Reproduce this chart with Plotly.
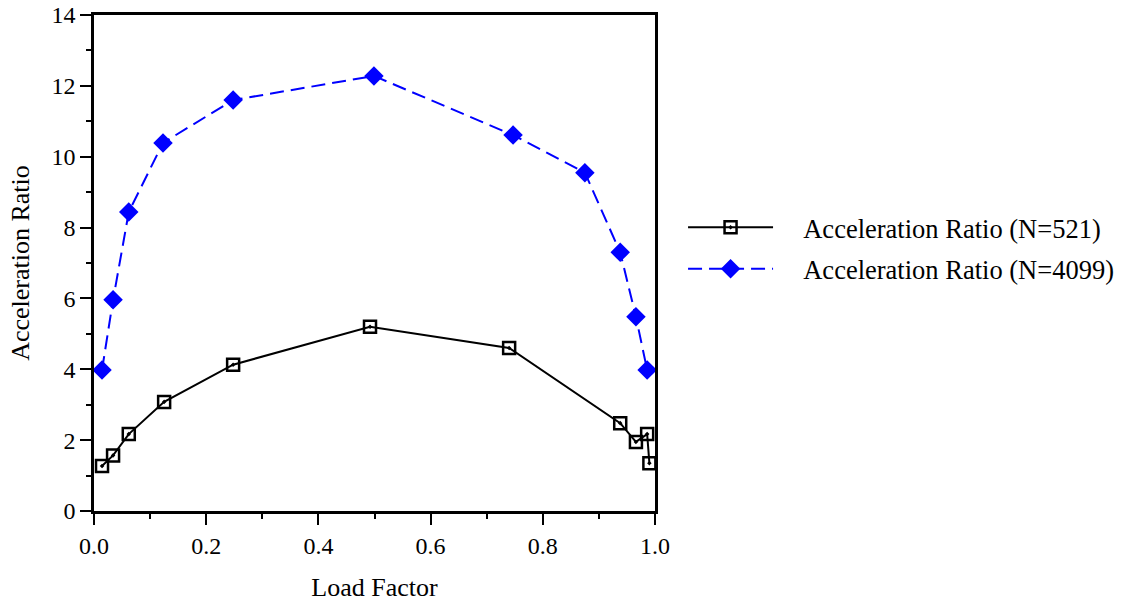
import plotly.graph_objects as go

load_factor_521 = [0.0143, 0.034, 0.062, 0.125, 0.248, 0.492, 0.740, 0.938, 0.966, 0.986, 0.990]
ratio_521 = [1.27, 1.57, 2.17, 3.08, 4.13, 5.20, 4.60, 2.48, 1.95, 2.17, 1.35]

load_factor_4099 = [0.0143, 0.034, 0.062, 0.123, 0.248, 0.499, 0.747, 0.875, 0.938, 0.966, 0.986]
ratio_4099 = [3.98, 5.96, 8.44, 10.39, 11.60, 12.28, 10.61, 9.55, 7.30, 5.48, 3.98]

name_521 = "Acceleration Ratio (N=521)"
name_4099 = "Acceleration Ratio (N=4099)"

FONT = "Liberation Serif"
PAD = "\u00a0\u00a0\u00a0\u2009"

fig = go.Figure()
fig.add_trace(go.Scatter(
    x=load_factor_521, y=ratio_521, name=PAD + name_521, mode="lines+markers",
    legendgroup="a",
    line=dict(color="black", width=2),
    marker=dict(symbol="square-open-dot", size=12, color="black",
                line=dict(color="black", width=2.5)),
))
fig.add_trace(go.Scatter(
    x=load_factor_4099, y=ratio_4099, name=PAD + name_4099, mode="lines+markers",
    legendgroup="b",
    line=dict(color="#0000FF", width=2, dash="14px,7px"),
    marker=dict(symbol="diamond", size=15, color="#0000FF"),
))

axis_common = dict(
    showline=True, linecolor="black", linewidth=2.5, mirror=True,
    showgrid=False, zeroline=False, automargin=False,
    ticklabeloverflow="allow",
    ticks="outside", ticklen=11, tickwidth=2, tickcolor="black",
    tickfont=dict(family=FONT, size=24, color="black"),
)

fig.update_xaxes(
    range=[0, 1], tickvals=[0, 0.2, 0.4, 0.6, 0.8, 1.0],
    ticktext=["0.0", "0.2", "0.4", "0.6", "0.8", "1.0"],
    minor=dict(dtick=0.1, ticks="outside", ticklen=5, tickwidth=2, tickcolor="black"),
    title=dict(text="Load Factor", font=dict(family=FONT, size=26, color="black"), standoff=21),
    **axis_common,
)
fig.update_yaxes(
    range=[0, 14], dtick=2,
    minor=dict(dtick=1, ticks="outside", ticklen=5, tickwidth=2, tickcolor="black"),
    title=dict(text="Acceleration Ratio", font=dict(family=FONT, size=26, color="black"), standoff=15),
    **axis_common,
)

fig.update_layout(
    width=1125, height=604,
    margin=dict(l=94, r=470, t=15, b=93, autoexpand=False),
    paper_bgcolor="white", plot_bgcolor="white",
    font=dict(family=FONT, size=26, color="black"),
    showlegend=True,
    legend=dict(
        x=1.05, xanchor="left", y=0.53, yanchor="middle",
        itemwidth=85, traceorder="grouped", tracegroupgap=4,
        font=dict(family=FONT, size=26.5, color="black"),
        bgcolor="rgba(0,0,0,0)",
    ),
)

# remove the default 8px page margin so the figure sits at the window's corner
fig.write_html("out.html", config={"displayModeBar": False},
               post_script="document.body.style.margin='0';")
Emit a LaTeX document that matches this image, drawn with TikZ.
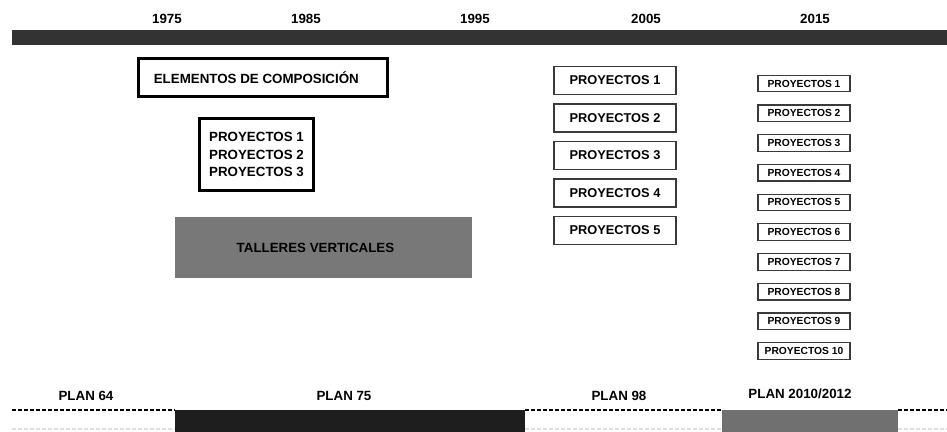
\documentclass[tikz,border=0pt]{standalone}
\usepackage{fontspec}
\setmainfont{Liberation Sans}
\usepackage{tikz}
\usetikzlibrary{positioning}
\definecolor{bardark}{HTML}{333333}
\definecolor{barblack}{HTML}{1E1E1E}
\definecolor{bargray}{HTML}{707070}
\definecolor{tallergray}{HTML}{787878}
\definecolor{boxgray}{HTML}{3A3A3A}
\tikzstyle{yearlabel} = [font=\bfseries\fontsize{10}{12}\selectfont, inner sep=0pt]
\tikzstyle{planlabel} = [font=\bfseries\fontsize{10}{12}\selectfont, inner sep=0pt]
\tikzstyle{thickbox} = [draw=black, line width=2.2pt, fill=white,
    font=\bfseries\fontsize{10}{13}\selectfont, align=left, inner sep=2pt]
\tikzstyle{projbox} = [draw=boxgray, line width=1.1pt, fill=white,
    minimum width=91.5pt, minimum height=21pt, font=\bfseries\fontsize{9.6}{11}\selectfont]
\tikzstyle{smallbox} = [draw=boxgray, line width=0.9pt, fill=white, inner sep=1pt,
    minimum width=69pt, minimum height=12.5pt, font=\bfseries\fontsize{7.7}{9}\selectfont]
\tikzstyle{planline} = [draw=black, line width=1.1pt, dash pattern=on 3pt off 1.5pt]

\begin{document}
\begin{tikzpicture}[x=0.75pt, y=-0.75pt, node distance=28.125pt]
    \useasboundingbox (0,0) rectangle (947,432);
    \clip (0,0) rectangle (947,432);

    % We start with the time axis
    \fill [bardark] (12,30) rectangle (947,45);
    \node [yearlabel] (y1975) at (167,19) {1975};
    \node [yearlabel] (y1985) at (306,19) {1985};
    \node [yearlabel] (y1995) at (475,19) {1995};
    \node [yearlabel] (y2005) at (646,19) {2005};
    \node [yearlabel] (y2015) at (815,19) {2015};

    % Plan 75 courses
    \node [thickbox, align=center, minimum width=186.75pt, minimum height=28.5pt] (elementos) at (263,77.5) {ELEMENTOS DE COMPOSICIÓN\hspace{10pt}};
    \node [thickbox, minimum width=85.5pt, minimum height=54pt] (proy75) at (256.5,154.5) {PROYECTOS 1\\PROYECTOS 2\\PROYECTOS 3};
    \node [fill=tallergray, minimum width=222.75pt, minimum height=45.75pt,
        font=\bfseries\fontsize{10}{12}\selectfont] (talleres) at (323.5,247.5) {TALLERES VERTICALES\hspace*{12pt}};

    % Plan 98 courses
    \node [projbox] (pa1) at (615,80.5) {PROYECTOS 1};
    \foreach \i [remember=\i as \lasti (initially 1)] in {2,...,5}
        \node [projbox, below of=pa\lasti] (pa\i) {PROYECTOS \i};

    % Plan 2010/2012 courses
    \node [smallbox] (pb1) at (804,83.5) {PROYECTOS 1};
    \foreach \i [remember=\i as \lasti (initially 1)] in {2,...,10}
        \node [smallbox, below of=pb\lasti, node distance=22.3pt] (pb\i) {PROYECTOS \i};

    % Once the courses are placed, the plans go at the bottom
    \draw [planline] (12,410) -- (175,410);
    \fill [barblack] (175,410) rectangle (525,440);
    \draw [planline] (525,410) -- (722,410);
    \fill [bargray] (722,410) rectangle (898,440);
    \draw [planline] (898,410) -- (947,410);
    \draw [gray!25, line width=0.8pt, dash pattern=on 3pt off 1.5pt] (12,429) -- (175,429) (525,429) -- (722,429) (898,429) -- (947,429);
    \node [planlabel] (plan64) at (86,396) {PLAN 64};
    \node [planlabel] (plan75) at (344,396) {PLAN 75};
    \node [planlabel] (plan98) at (619,396) {PLAN 98};
    \node [planlabel] (plan10) at (800,394) {PLAN 2010/2012};
\end{tikzpicture}
\end{document}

§ **Required task**
Make an exact copy of the whole listing, but don't bring over any pictures.

§ **Finished exercise**
Reproduce this chart with Plotly.
import plotly.graph_objects as go

load_factor_521 = [0.0143, 0.034, 0.062, 0.125, 0.248, 0.492, 0.740, 0.938, 0.966, 0.986, 0.990]
ratio_521 = [1.27, 1.57, 2.17, 3.08, 4.13, 5.20, 4.60, 2.48, 1.95, 2.17, 1.35]

load_factor_4099 = [0.0143, 0.034, 0.062, 0.123, 0.248, 0.499, 0.747, 0.875, 0.938, 0.966, 0.986]
ratio_4099 = [3.98, 5.96, 8.44, 10.39, 11.60, 12.28, 10.61, 9.55, 7.30, 5.48, 3.98]

name_521 = "Acceleration Ratio (N=521)"
name_4099 = "Acceleration Ratio (N=4099)"

FONT = "Liberation Serif"
PAD = "\u00a0\u00a0\u00a0\u2009"

fig = go.Figure()
fig.add_trace(go.Scatter(
    x=load_factor_521, y=ratio_521, name=PAD + name_521, mode="lines+markers",
    legendgroup="a",
    line=dict(color="black", width=2),
    marker=dict(symbol="square-open-dot", size=12, color="black",
                line=dict(color="black", width=2.5)),
))
fig.add_trace(go.Scatter(
    x=load_factor_4099, y=ratio_4099, name=PAD + name_4099, mode="lines+markers",
    legendgroup="b",
    line=dict(color="#0000FF", width=2, dash="14px,7px"),
    marker=dict(symbol="diamond", size=15, color="#0000FF"),
))

axis_common = dict(
    showline=True, linecolor="black", linewidth=2.5, mirror=True,
    showgrid=False, zeroline=False, automargin=False,
    ticklabeloverflow="allow",
    ticks="outside", ticklen=11, tickwidth=2, tickcolor="black",
    tickfont=dict(family=FONT, size=24, color="black"),
)

fig.update_xaxes(
    range=[0, 1], tickvals=[0, 0.2, 0.4, 0.6, 0.8, 1.0],
    ticktext=["0.0", "0.2", "0.4", "0.6", "0.8", "1.0"],
    minor=dict(dtick=0.1, ticks="outside", ticklen=5, tickwidth=2, tickcolor="black"),
    title=dict(text="Load Factor", font=dict(family=FONT, size=26, color="black"), standoff=21),
    **axis_common,
)
fig.update_yaxes(
    range=[0, 14], dtick=2,
    minor=dict(dtick=1, ticks="outside", ticklen=5, tickwidth=2, tickcolor="black"),
    title=dict(text="Acceleration Ratio", font=dict(family=FONT, size=26, color="black"), standoff=15),
    **axis_common,
)

fig.update_layout(
    width=1125, height=604,
    margin=dict(l=94, r=470, t=15, b=93, autoexpand=False),
    paper_bgcolor="white", plot_bgcolor="white",
    font=dict(family=FONT, size=26, color="black"),
    showlegend=True,
    legend=dict(
        x=1.05, xanchor="left", y=0.53, yanchor="middle",
        itemwidth=85, traceorder="grouped", tracegroupgap=4,
        font=dict(family=FONT, size=26.5, color="black"),
        bgcolor="rgba(0,0,0,0)",
    ),
)

# remove the default 8px page margin so the figure sits at the window's corner
fig.write_html("out.html", config={"displayModeBar": False},
               post_script="document.body.style.margin='0';")
Emit a LaTeX document that matches this image, drawn with TikZ.
\documentclass[tikz,border=0pt]{standalone}
\usepackage{fontspec}
\setmainfont{Liberation Sans}
\usepackage{tikz}
\usetikzlibrary{positioning}
\definecolor{bardark}{HTML}{333333}
\definecolor{barblack}{HTML}{1E1E1E}
\definecolor{bargray}{HTML}{707070}
\definecolor{tallergray}{HTML}{787878}
\definecolor{boxgray}{HTML}{3A3A3A}
\tikzstyle{yearlabel} = [font=\bfseries\fontsize{10}{12}\selectfont, inner sep=0pt]
\tikzstyle{planlabel} = [font=\bfseries\fontsize{10}{12}\selectfont, inner sep=0pt]
\tikzstyle{thickbox} = [draw=black, line width=2.2pt, fill=white,
    font=\bfseries\fontsize{10}{13}\selectfont, align=left, inner sep=2pt]
\tikzstyle{projbox} = [draw=boxgray, line width=1.1pt, fill=white,
    minimum width=91.5pt, minimum height=21pt, font=\bfseries\fontsize{9.6}{11}\selectfont]
\tikzstyle{smallbox} = [draw=boxgray, line width=0.9pt, fill=white, inner sep=1pt,
    minimum width=69pt, minimum height=12.5pt, font=\bfseries\fontsize{7.7}{9}\selectfont]
\tikzstyle{planline} = [draw=black, line width=1.1pt, dash pattern=on 3pt off 1.5pt]

\begin{document}
\begin{tikzpicture}[x=0.75pt, y=-0.75pt, node distance=28.125pt]
    \useasboundingbox (0,0) rectangle (947,432);
    \clip (0,0) rectangle (947,432);

    % We start with the time axis
    \fill [bardark] (12,30) rectangle (947,45);
    \node [yearlabel] (y1975) at (167,19) {1975};
    \node [yearlabel] (y1985) at (306,19) {1985};
    \node [yearlabel] (y1995) at (475,19) {1995};
    \node [yearlabel] (y2005) at (646,19) {2005};
    \node [yearlabel] (y2015) at (815,19) {2015};

    % Plan 75 courses
    \node [thickbox, align=center, minimum width=186.75pt, minimum height=28.5pt] (elementos) at (263,77.5) {ELEMENTOS DE COMPOSICIÓN\hspace{10pt}};
    \node [thickbox, minimum width=85.5pt, minimum height=54pt] (proy75) at (256.5,154.5) {PROYECTOS 1\\PROYECTOS 2\\PROYECTOS 3};
    \node [fill=tallergray, minimum width=222.75pt, minimum height=45.75pt,
        font=\bfseries\fontsize{10}{12}\selectfont] (talleres) at (323.5,247.5) {TALLERES VERTICALES\hspace*{12pt}};

    % Plan 98 courses
    \node [projbox] (pa1) at (615,80.5) {PROYECTOS 1};
    \foreach \i [remember=\i as \lasti (initially 1)] in {2,...,5}
        \node [projbox, below of=pa\lasti] (pa\i) {PROYECTOS \i};

    % Plan 2010/2012 courses
    \node [smallbox] (pb1) at (804,83.5) {PROYECTOS 1};
    \foreach \i [remember=\i as \lasti (initially 1)] in {2,...,10}
        \node [smallbox, below of=pb\lasti, node distance=22.3pt] (pb\i) {PROYECTOS \i};

    % Once the courses are placed, the plans go at the bottom
    \draw [planline] (12,410) -- (175,410);
    \fill [barblack] (175,410) rectangle (525,440);
    \draw [planline] (525,410) -- (722,410);
    \fill [bargray] (722,410) rectangle (898,440);
    \draw [planline] (898,410) -- (947,410);
    \draw [gray!25, line width=0.8pt, dash pattern=on 3pt off 1.5pt] (12,429) -- (175,429) (525,429) -- (722,429) (898,429) -- (947,429);
    \node [planlabel] (plan64) at (86,396) {PLAN 64};
    \node [planlabel] (plan75) at (344,396) {PLAN 75};
    \node [planlabel] (plan98) at (619,396) {PLAN 98};
    \node [planlabel] (plan10) at (800,394) {PLAN 2010/2012};
\end{tikzpicture}
\end{document}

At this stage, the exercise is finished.